What brings a band together? Singer Emily Wright wasn’t so much worried about what was going to be played in Moonlight Saving Time as who was going to play it. She chose musicians she wanted to work with, associated with the Bristol area, and the result is an authentic recipe: a band that sounds like a band, not just backing for soloists. You’re conscious of the original flavour of the whole before listening out for the individual ingredients.

Moonlight Saving Time is the title of a Blossom Dearie song, and Wright sometimes has a touch of Dearie’s understated breathiness. The West Country influence is strong. Wright grew up listening to the local trip-hop scene, and she can sometimes sound quite like (Cocteau Twins’) Elizabeth Fraser singing with Massive Attack. Wright and drummer Mark Whitlam also play with Jake McMurchie of Get the Blessing, which developed out of arch trip-hop Bristol band Portishead- you get the picture. Wright studied jazz with Keith and Julie Tippett(s) and has a clear, direct, unaffected vocal tone like the latter and an incisive, percussive sense of rhythm. The band is fronted by the voice, often used wordlessly like an instrument, along with the excellent trumpeter Nick Malcolm. Malcolm can play forthright swing like Freddie Hubbard or freely- full of evocative sounds like Evan Parker.

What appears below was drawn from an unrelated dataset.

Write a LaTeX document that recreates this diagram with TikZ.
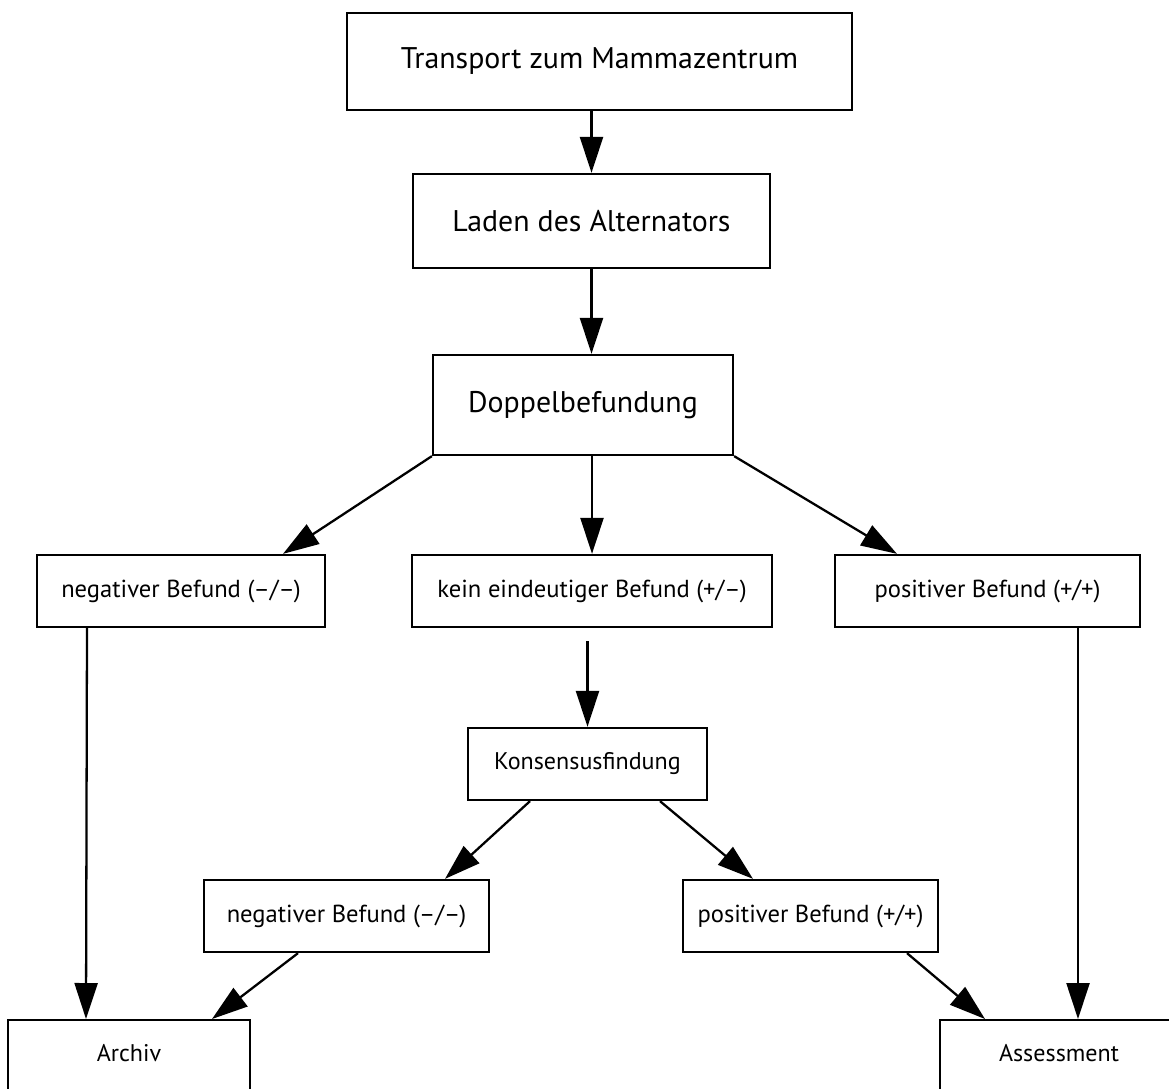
\documentclass[tikz,border=0pt]{standalone}
\usepackage{fontspec}
\setmainfont{PT Sans}
\usetikzlibrary{positioning,arrows.meta,calc}

\begin{document}
\begin{tikzpicture}[
    box/.style={draw, line width=1.3pt, inner sep=0pt, align=center},
    bigbox/.style={box, font=\fontsize{17}{20}\selectfont},
    midbox/.style={box, minimum height=1.44cm, font=\fontsize{14}{17}\selectfont},
    endbox/.style={box, anchor=north, text height=0.82cm, text depth=1.8cm,
                   font=\fontsize{13.7}{16}\selectfont},
    flow/.style={-{Triangle[length=0.72cm, width=0.46cm]}, line width=1.3pt}
]
    \useasboundingbox (0,0) rectangle (23.38,-21.76);

    % Main chain down the middle
    \node[bigbox, minimum width=10.1cm, minimum height=1.94cm] (trans) at (11.99,-1.23) {Transport zum Mammazentrum};
    \node[bigbox, minimum width=7.14cm, minimum height=1.88cm] (laden) at (11.83,-4.42) {Laden des Alternators};
    \node[bigbox, minimum width=6.0cm, minimum height=2.0cm] (doppel) at (11.66,-8.10) {Doppelbefundung};

    % First reading
    \node[midbox, minimum width=5.76cm] (neg) at (3.62,-11.82) {negativer Befund (--/--)};
    \node[midbox, minimum width=7.2cm] (kein) at (11.84,-11.82) {kein eindeutiger Befund (+/--)};
    \node[midbox, minimum width=6.1cm] (pos) at (19.75,-11.82) {positiver Befund (+/+)};

    \node[midbox, minimum width=4.78cm, font=\fontsize{13.7}{16}\selectfont] (konsens) at (11.75,-15.28) {Konsensusfindung};

    % After consensus
    \node[midbox, minimum width=5.7cm] (neg2) at (6.93,-18.32) {negativer Befund (--/--)};
    \node[midbox, minimum width=5.1cm] (pos2) at (16.21,-18.32) {positiver Befund (+/+)};

    % Final boxes, cut off by the page edge
    \node[endbox, minimum width=4.84cm] (archiv) at (2.58,-20.38) {Archiv};
    \node[endbox, minimum width=4.76cm] (assess) at (21.18,-20.38) {Assessment};

    \draw[flow] (trans.south -| laden.north) -- (laden.north);
    \draw[flow] (laden.south) -- (laden.south |- doppel.north);

    \draw[flow] (doppel.south west) -- ($(neg.north)+(2.04,0)$);
    \draw[flow] (doppel.south -| kein.north) -- (kein.north);
    \draw[flow] (doppel.south east) -- ($(pos.north)+(-1.81,0)$);

    \draw[flow, shorten <=0.26cm] (kein.south -| konsens.north) -- (konsens.north);
    \draw[flow] ($(konsens.south)+(-1.15,0)$) -- ($(neg2.north)+(1.97,0)$);
    \draw[flow] ($(konsens.south)+(1.45,0)$) -- ($(pos2.north)+(-1.15,0)$);

    \draw[flow] ($(neg.south)+(-1.88,0)$) -- ($(archiv.north)+(-0.86,0)$);
    \draw[flow] ($(neg2.south)+(-0.97,0)$) -- ($(archiv.north)+(1.66,0)$);
    \draw[flow] ($(pos2.south)+(1.93,0)$) -- ($(assess.north)+(-1.48,0)$);
    \draw[flow] ($(pos.south)+(1.81,0)$) -- ($(assess.north)+(0.38,0)$);
\end{tikzpicture}
\end{document}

One of the he most satisfying things is the detail in the arrangements. In their version of the Isley Brothers’ Foorsteps in the Dark, drummer Mark Whitlam does that Mark Guiliana thing of bringing drum ‘n’ bass grooves into the jazz sound. The effect recalls Robert Glasper’s arrangements for Gretchen Parlato, but gentler. You suddenly notice what’s stitching it all together- written piano trills, bass riffs that never draw attention to themselves. Bassist Will Harris is particularly good at stating powerful grooves unobtrusively. There are some Chick Corea tunes in the setlists and there’s a clear link with Flora Purim’s version of Open Your Eyes, You Can Fly. The band’s arrangement is peppered with sparse trumpet lines and breathless moments where the grooves drop right down for the solos before building again. There are unusual pieces: Wright has written words to Douala by guitarist David Gilmore, with an Afro-Latin feel. They have the occasional standard in their repertoire- Skylark, or You Must Believe in Spring, for example- always thoughtfully revamped.

The band won the Musicians’ Benevolent Fund 2013 Award for Emerging Excellence. You can hear they’re just getting better and better as they develop their repertoire and play together even more intuitively.

Pianist John Turville joins them for this, the last gig of their autumn tour, and the launch of their new single, I’m Not Alone. Their last Pizza Express gig sold out, so don’t leave it too late.